- **REQUEST**: Print word for word the first line of the listing below and every line after it, through the line with "20, 22.5, 25]". Leave out the pictures and the rest.

- **LISTED RECORDS**:
▬▬▬
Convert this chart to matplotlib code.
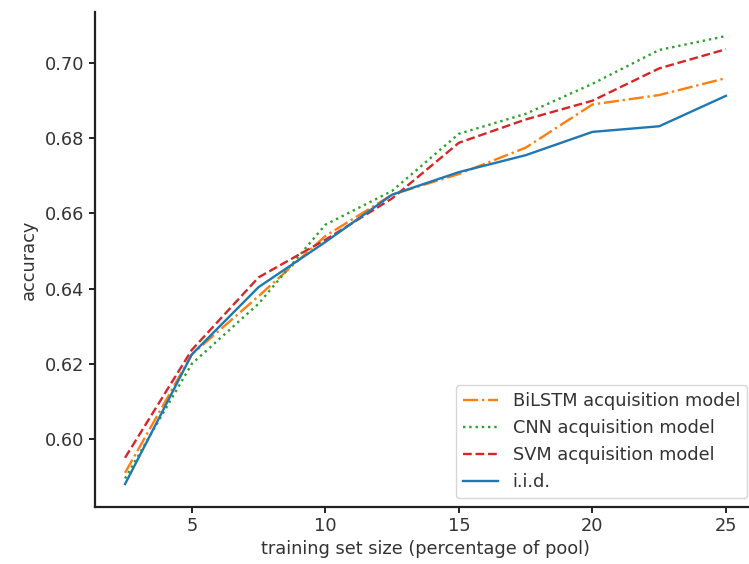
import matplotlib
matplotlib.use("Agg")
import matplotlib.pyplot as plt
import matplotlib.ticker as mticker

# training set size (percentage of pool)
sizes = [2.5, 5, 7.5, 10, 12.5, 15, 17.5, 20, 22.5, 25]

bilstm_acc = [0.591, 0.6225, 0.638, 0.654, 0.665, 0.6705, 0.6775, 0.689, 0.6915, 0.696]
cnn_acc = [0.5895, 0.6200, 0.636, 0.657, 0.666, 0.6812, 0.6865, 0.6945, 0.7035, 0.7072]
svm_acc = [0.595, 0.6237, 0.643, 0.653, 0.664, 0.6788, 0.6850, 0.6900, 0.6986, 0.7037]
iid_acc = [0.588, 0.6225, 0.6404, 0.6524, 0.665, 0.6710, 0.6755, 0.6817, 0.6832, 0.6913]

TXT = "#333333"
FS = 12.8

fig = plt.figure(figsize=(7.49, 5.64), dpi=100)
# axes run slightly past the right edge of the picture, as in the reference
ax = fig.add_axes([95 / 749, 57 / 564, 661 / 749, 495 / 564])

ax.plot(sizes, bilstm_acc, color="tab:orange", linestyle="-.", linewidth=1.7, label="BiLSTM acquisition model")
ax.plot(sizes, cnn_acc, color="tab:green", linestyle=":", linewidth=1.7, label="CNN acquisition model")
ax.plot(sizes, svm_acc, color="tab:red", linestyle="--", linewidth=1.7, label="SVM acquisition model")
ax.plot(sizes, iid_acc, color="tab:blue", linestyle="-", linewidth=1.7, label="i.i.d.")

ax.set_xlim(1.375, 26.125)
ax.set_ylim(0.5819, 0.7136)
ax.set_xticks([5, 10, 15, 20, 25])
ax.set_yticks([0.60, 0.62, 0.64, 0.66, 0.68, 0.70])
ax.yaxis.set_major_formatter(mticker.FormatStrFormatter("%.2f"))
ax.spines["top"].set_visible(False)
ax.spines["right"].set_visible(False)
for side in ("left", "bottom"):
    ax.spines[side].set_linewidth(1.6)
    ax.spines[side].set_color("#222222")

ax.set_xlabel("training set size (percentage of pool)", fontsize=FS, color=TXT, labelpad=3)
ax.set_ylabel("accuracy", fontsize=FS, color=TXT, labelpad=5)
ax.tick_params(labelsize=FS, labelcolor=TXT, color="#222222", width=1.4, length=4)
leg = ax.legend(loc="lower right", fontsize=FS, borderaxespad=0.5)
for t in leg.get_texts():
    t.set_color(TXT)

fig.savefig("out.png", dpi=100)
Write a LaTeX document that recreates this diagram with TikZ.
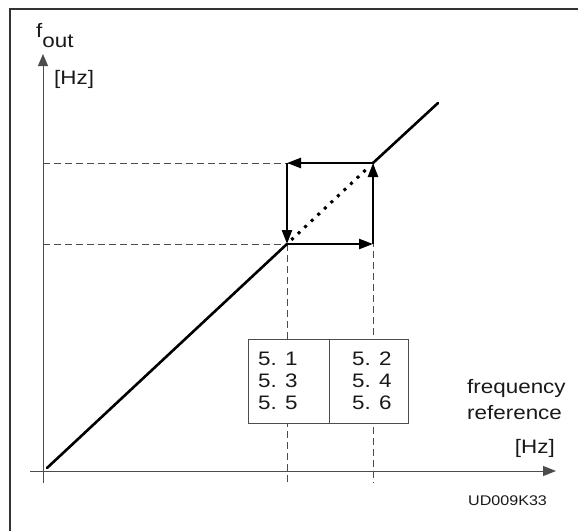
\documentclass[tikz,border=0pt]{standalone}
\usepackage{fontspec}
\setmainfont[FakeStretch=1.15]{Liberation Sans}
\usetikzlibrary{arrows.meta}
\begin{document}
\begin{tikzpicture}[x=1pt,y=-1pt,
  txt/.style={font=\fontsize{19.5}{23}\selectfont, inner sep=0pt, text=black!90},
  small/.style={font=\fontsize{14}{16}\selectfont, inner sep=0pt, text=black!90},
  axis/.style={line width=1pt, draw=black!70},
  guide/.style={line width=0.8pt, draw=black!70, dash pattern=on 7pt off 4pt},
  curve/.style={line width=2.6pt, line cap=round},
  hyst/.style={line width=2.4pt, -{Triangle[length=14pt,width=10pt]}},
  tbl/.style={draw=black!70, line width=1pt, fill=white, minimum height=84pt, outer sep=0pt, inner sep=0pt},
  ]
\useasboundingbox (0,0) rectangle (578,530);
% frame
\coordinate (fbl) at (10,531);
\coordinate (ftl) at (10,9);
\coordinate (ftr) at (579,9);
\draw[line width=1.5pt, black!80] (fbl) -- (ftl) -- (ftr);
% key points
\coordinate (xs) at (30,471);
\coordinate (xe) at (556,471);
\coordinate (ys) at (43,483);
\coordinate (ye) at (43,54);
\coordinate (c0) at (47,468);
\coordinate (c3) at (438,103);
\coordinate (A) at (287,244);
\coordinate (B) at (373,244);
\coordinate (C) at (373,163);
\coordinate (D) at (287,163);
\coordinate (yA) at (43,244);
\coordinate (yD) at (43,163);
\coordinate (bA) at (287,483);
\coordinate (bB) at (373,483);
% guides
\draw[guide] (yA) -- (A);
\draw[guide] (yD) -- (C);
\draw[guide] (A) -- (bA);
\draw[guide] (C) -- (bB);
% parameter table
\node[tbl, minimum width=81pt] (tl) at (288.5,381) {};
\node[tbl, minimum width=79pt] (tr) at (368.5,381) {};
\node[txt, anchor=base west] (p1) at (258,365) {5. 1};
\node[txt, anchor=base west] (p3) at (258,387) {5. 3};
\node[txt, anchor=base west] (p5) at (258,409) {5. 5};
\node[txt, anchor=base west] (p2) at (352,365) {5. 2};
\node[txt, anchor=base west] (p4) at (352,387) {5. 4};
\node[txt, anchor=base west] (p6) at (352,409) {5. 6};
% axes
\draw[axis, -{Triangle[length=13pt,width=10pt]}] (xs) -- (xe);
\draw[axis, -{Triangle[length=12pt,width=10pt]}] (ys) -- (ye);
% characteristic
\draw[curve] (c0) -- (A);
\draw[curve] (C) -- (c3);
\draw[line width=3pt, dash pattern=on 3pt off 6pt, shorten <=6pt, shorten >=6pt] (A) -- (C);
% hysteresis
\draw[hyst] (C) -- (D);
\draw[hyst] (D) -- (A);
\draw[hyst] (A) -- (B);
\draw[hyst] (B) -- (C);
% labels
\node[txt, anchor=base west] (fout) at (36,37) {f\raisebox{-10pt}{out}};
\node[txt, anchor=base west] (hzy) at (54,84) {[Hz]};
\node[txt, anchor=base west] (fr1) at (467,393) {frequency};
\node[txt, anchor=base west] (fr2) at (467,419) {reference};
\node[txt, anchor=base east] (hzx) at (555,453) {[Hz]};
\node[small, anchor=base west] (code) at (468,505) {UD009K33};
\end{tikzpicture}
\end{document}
▬▬▬
- **RESPONSE TO THE EXERCISE**:
Convert this chart to matplotlib code.
import matplotlib
matplotlib.use("Agg")
import matplotlib.pyplot as plt
import matplotlib.ticker as mticker

# training set size (percentage of pool)
sizes = [2.5, 5, 7.5, 10, 12.5, 15, 17.5, 20, 22.5, 25]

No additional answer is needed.